Quote all lines below exactly. Images stay out.

- - - - -

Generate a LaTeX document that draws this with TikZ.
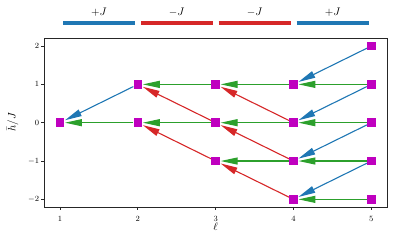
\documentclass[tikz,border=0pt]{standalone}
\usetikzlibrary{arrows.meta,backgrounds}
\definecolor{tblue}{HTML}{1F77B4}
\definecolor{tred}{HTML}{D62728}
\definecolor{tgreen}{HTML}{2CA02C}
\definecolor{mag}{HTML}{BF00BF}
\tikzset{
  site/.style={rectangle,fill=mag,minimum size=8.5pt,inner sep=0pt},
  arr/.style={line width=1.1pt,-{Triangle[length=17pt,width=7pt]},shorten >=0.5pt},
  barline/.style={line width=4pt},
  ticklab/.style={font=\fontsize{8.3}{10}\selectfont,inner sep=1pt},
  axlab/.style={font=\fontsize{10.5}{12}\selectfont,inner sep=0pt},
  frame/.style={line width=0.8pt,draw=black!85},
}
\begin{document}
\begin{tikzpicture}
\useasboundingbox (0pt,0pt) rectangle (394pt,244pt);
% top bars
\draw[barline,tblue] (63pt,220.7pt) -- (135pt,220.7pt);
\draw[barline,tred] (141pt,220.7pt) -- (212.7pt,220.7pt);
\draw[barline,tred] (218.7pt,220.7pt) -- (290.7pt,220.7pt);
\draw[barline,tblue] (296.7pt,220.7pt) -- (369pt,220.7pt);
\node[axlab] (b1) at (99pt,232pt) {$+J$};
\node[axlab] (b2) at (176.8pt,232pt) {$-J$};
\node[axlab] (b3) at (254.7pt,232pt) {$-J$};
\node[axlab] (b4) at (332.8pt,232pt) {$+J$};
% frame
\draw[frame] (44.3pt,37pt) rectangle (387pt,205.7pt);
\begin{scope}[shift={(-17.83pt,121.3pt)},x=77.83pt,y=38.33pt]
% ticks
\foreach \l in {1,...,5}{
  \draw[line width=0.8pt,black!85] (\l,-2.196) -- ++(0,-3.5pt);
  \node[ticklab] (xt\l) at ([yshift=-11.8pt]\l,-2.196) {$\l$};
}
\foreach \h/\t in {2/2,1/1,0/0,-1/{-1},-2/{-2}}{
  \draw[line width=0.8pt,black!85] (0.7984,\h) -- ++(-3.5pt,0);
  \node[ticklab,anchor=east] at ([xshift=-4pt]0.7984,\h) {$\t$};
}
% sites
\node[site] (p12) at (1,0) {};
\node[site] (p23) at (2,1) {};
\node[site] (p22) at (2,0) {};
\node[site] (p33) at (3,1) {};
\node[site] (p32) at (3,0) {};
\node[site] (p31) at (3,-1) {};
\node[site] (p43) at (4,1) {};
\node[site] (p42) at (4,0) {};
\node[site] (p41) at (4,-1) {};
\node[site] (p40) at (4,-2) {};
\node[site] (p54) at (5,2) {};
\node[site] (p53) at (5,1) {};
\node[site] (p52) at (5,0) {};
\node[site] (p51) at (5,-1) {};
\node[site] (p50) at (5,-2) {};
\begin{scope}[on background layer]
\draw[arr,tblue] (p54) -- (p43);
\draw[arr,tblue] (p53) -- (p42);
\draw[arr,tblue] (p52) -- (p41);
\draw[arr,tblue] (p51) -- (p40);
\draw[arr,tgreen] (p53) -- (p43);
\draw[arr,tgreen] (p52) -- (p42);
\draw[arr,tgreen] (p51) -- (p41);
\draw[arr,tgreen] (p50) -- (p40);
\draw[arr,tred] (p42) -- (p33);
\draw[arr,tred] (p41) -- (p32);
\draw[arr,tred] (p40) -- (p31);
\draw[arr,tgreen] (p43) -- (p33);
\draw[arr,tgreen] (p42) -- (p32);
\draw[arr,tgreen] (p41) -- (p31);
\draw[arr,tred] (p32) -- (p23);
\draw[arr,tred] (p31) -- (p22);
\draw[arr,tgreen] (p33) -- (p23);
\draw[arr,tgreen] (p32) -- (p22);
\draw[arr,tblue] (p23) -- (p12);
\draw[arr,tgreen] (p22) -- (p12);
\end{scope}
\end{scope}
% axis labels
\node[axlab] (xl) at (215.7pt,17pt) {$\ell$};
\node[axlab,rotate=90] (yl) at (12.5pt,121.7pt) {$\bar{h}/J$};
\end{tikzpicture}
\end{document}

- - - - -

» **EXERCISE RESULT**
Generate a LaTeX document that draws this with TikZ.
\documentclass[tikz,border=0pt]{standalone}
\usetikzlibrary{arrows.meta,backgrounds}
\definecolor{tblue}{HTML}{1F77B4}
\definecolor{tred}{HTML}{D62728}
\definecolor{tgreen}{HTML}{2CA02C}
\definecolor{mag}{HTML}{BF00BF}
\tikzset{
  site/.style={rectangle,fill=mag,minimum size=8.5pt,inner sep=0pt},
  arr/.style={line width=1.1pt,-{Triangle[length=17pt,width=7pt]},shorten >=0.5pt},
  barline/.style={line width=4pt},
  ticklab/.style={font=\fontsize{8.3}{10}\selectfont,inner sep=1pt},
  axlab/.style={font=\fontsize{10.5}{12}\selectfont,inner sep=0pt},
  frame/.style={line width=0.8pt,draw=black!85},
}
\begin{document}
\begin{tikzpicture}
\useasboundingbox (0pt,0pt) rectangle (394pt,244pt);
% top bars
\draw[barline,tblue] (63pt,220.7pt) -- (135pt,220.7pt);
\draw[barline,tred] (141pt,220.7pt) -- (212.7pt,220.7pt);
\draw[barline,tred] (218.7pt,220.7pt) -- (290.7pt,220.7pt);
\draw[barline,tblue] (296.7pt,220.7pt) -- (369pt,220.7pt);
\node[axlab] (b1) at (99pt,232pt) {$+J$};
\node[axlab] (b2) at (176.8pt,232pt) {$-J$};
\node[axlab] (b3) at (254.7pt,232pt) {$-J$};
\node[axlab] (b4) at (332.8pt,232pt) {$+J$};
% frame
\draw[frame] (44.3pt,37pt) rectangle (387pt,205.7pt);
\begin{scope}[shift={(-17.83pt,121.3pt)},x=77.83pt,y=38.33pt]
% ticks
\foreach \l in {1,...,5}{
  \draw[line width=0.8pt,black!85] (\l,-2.196) -- ++(0,-3.5pt);
  \node[ticklab] (xt\l) at ([yshift=-11.8pt]\l,-2.196) {$\l$};
}
\foreach \h/\t in {2/2,1/1,0/0,-1/{-1},-2/{-2}}{
  \draw[line width=0.8pt,black!85] (0.7984,\h) -- ++(-3.5pt,0);
  \node[ticklab,anchor=east] at ([xshift=-4pt]0.7984,\h) {$\t$};
}
% sites
\node[site] (p12) at (1,0) {};
\node[site] (p23) at (2,1) {};
\node[site] (p22) at (2,0) {};
\node[site] (p33) at (3,1) {};
\node[site] (p32) at (3,0) {};
\node[site] (p31) at (3,-1) {};
\node[site] (p43) at (4,1) {};
\node[site] (p42) at (4,0) {};
\node[site] (p41) at (4,-1) {};
\node[site] (p40) at (4,-2) {};
\node[site] (p54) at (5,2) {};
\node[site] (p53) at (5,1) {};
\node[site] (p52) at (5,0) {};
\node[site] (p51) at (5,-1) {};
\node[site] (p50) at (5,-2) {};
\begin{scope}[on background layer]
\draw[arr,tblue] (p54) -- (p43);
\draw[arr,tblue] (p53) -- (p42);
\draw[arr,tblue] (p52) -- (p41);
\draw[arr,tblue] (p51) -- (p40);
\draw[arr,tgreen] (p53) -- (p43);
\draw[arr,tgreen] (p52) -- (p42);
\draw[arr,tgreen] (p51) -- (p41);
\draw[arr,tgreen] (p50) -- (p40);
\draw[arr,tred] (p42) -- (p33);
\draw[arr,tred] (p41) -- (p32);
\draw[arr,tred] (p40) -- (p31);
\draw[arr,tgreen] (p43) -- (p33);
\draw[arr,tgreen] (p42) -- (p32);
\draw[arr,tgreen] (p41) -- (p31);
\draw[arr,tred] (p32) -- (p23);
\draw[arr,tred] (p31) -- (p22);
\draw[arr,tgreen] (p33) -- (p23);
\draw[arr,tgreen] (p32) -- (p22);
\draw[arr,tblue] (p23) -- (p12);
\draw[arr,tgreen] (p22) -- (p12);
\end{scope}
\end{scope}
% axis labels
\node[axlab] (xl) at (215.7pt,17pt) {$\ell$};
\node[axlab,rotate=90] (yl) at (12.5pt,121.7pt) {$\bar{h}/J$};
\end{tikzpicture}
\end{document}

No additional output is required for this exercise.